Anyway, while awaiting shipment, a neighbor and I were tidying up a few things in the engine compartment of the Del Sol and to make a long, almost comical story short , we (alright he) ended up shorting the existing Kelly controller out...now for various reasons I got a new replacement Kelly (a Soliton goes in the next one), so I'm working with Kelly, but their documentation is a bit shall we say, "challenging".

I've disconnected the 144 volt system from the controller ( B-, B+, and M-). When reinstalling the new controller, I've reattached the 12 +,12-, and the two leads from the POT, and attached the rs232 programming cable to the controller...BUT no juice or lights on the controller and my laptop does not recognize the unpowered controller, obviously it's not getting the 12 volts from the DC to DC converter...so here's my question (drumroll please) : 

Do I need to connect the B+, B-, or M- leads as well to get current flowing to the controller for programming purposes?
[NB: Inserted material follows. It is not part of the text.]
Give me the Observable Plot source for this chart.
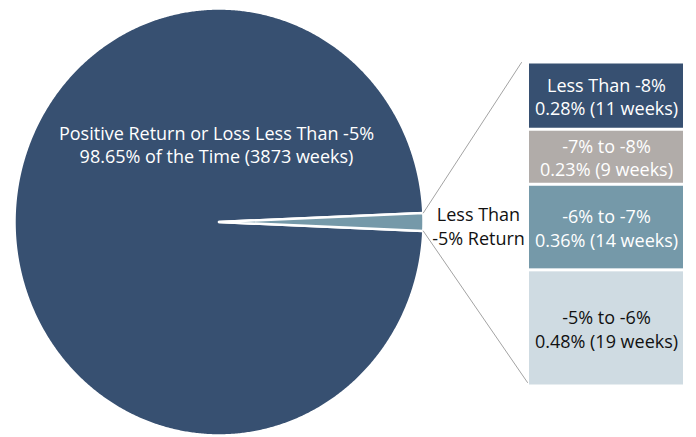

I currently have the two leads going to the contactor disconnected as well to prevent a run away motor, so that is not connected as well right now.

Any help in keeping this retired *Army officer from getting zapped or run over would be appreciated. 

Thanks in advance!

-Ash


----------



## Ivansgarage (Sep 3, 2011)

Put it up on jack stands while everything is on and doing controller
settings. Dont let it run away, get ready to pull the plug..


----------



## RIPPERTON (Jan 26, 2010)

Ash the Kelly should boot up with only a 12v power supply and the rs232 to configure it.
dont need any high voltage cables connected
Rip


----------